* * *
Великан дал ему сопроводительное письмо, но даже без этой бумаги тулузский магистрат принял бы его с распростертыми объятиями. Врачи и фельдшеры нужны были теперь как никогда. Чума требовала от высокообразованных людей не менее жертв, чем от дворянства, горожан и крестьян. Чиновники ратуши согласились расплачиваться золотом, когда Мишель стал наводить порядок в неразберихе служебных помещений. Ему сразу же предоставили роскошные апартаменты рядом с базиликой Сен-Сернен. Снова он работал из последних сил, днем и ночью борясь с моровой язвой. Больничная вонь и предсмертные хрипы — из этого состояла его жизнь. И если удавалось вырвать из лап смерти хоть одного больного, он был рад и этому.
Так прошли сентябрь, октябрь и начало ноября. По крайней мере, на сей раз ему не пришлось вступать в схватку с бичующимися. Едва один из безумцев появился в Тулузе, как магистрат сразу же посадил его за решетку. А в декабре 1526-го эпидемия внезапно пошла на убыль. С болью в душе Мишель попытался подсчитать соотношение умерших и выживших, но у него уже не оставалось ни физических, ни душевных сил. От Гаронны он отправился к Мюре, затем дальше, к Карбонне. У реки, несшейся в зимнем тумане, мучавшие его мысли сами исчезали как туман. Сапоги погружались то в гальку, то в илистые наносы, но он не замечал этого.

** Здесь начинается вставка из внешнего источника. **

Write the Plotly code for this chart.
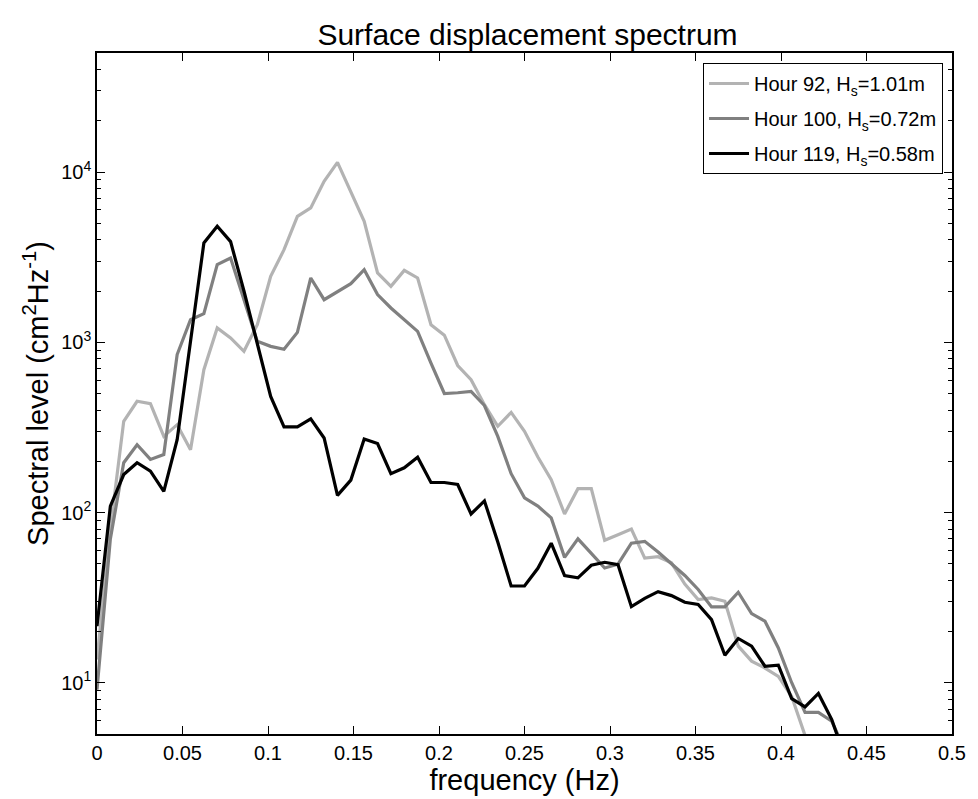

В течение недели он пробирался вдоль отрогов Пиренеев и едва ощущал холод. Наконец выше Карбонны он набрел на какой-то мрачный притон, расположившийся у черта на куличках, и зашел, чтобы как следует выпить. Предостерегающее воспоминание о Монпелье и Бенедикте заставило его быть бдительным, но ему сразу стало ясно, что на сей раз он находится в безопасности. Его понесло и закачало хмельным потоком в обществе пастухов и горцев, под защитой басовитых парней, и слыхом не слыхавших о том, что такое чума. Между тем он все время тянулся к долгому и отрешенному созерцанию и, стоя на месте, всматривался в южную сторону, где за горизонтом лежала Андорра. Память вернула его в то время, когда, при первом взрыве чумной заразы, он зимовал в горах.
Внезапно ему было явлено видение. В тумане, вдруг ставшем прозрачно ясным и повисшем над землей, он увидел огромную гору, сложенную из валунов, победоносно вздымавшуюся в своей дикой нетронутости над долиной. Внизу громко — как ему показалось — прозвучало имя, однако эхо не было оглушающим, скорее наоборот, оно звучало так, как будто шевелил губами Адонаи. Восторг и разочарование сплелись в душе. Из ускользавшего видения снова прозвучал голос. Удивительно знакомой показалась ему интонация, и совершенно отчетливо он услышал: «Лавеланет…»
Слово ничего не говорило ему и тем не менее притягивало к себе. Когда он вернулся в гостиницу, то знал, что Лавеланет ему не встретится на пути, наоборот, он еще год проведет в скитаниях. И он смирился с этим знанием и забыл видение и само слово. После этого он не стал задерживаться у предгорий. Его снова потянуло в те края, где даже после исчезнувшей заразы его ждало много дел. Он остался работать в городе до следующей весны.
* * *
Когда были получены новые сообщения о чуме, он отправился в низовья Гаронны, влекомый своим вечным состраданием врача. На пути в Кастельсаррасен он обнаружил следы бичующихся. Опустевшие усадьбы и деревушки свидетельствовали о том, что те побывали уже и здесь.
Наконец вдали показался Кастельсаррасен, где чума уже вовсю бродила в крови горожан. На сей раз Мишель испытал ужас ни с чем не сравнимый. Перед обшей могилой, вырытой в болотистой почве, собрались бичующиеся, охваченные массовым психозом; собрались и предались соитию. Под звон колоколов предавались они свальному греху. Мишель де Нотрдам испытал такое чувство, словно провалился в преисподнюю. Ярость вытеснила все остальные человеческие эмоции. Он выхватил шпагу, пустил коня, но прежде чем он достиг толпы, стражники и горожане, выскочившие из лощины, бросились на бичующихся. Они разом покончили с несколькими из них. Остальные изуверы с воплями бросились к камышовым зарослям, в самую трясину. Вой, выстрелы мушкетов, щелканье арбалетов привели Нострадамуса в чувство: он соскользнул с седла, бросил шпагу и, дрожа, уткнулся в гриву коня. Сейчас в нем остались только боль и презрение. Презрение к бичующимся и их убийцам, но больше всего — к самому себе.
— Люди ничего не стоят!.. — шептал он, уткнувшись в конскую гриву. Его трясло как в лихорадке.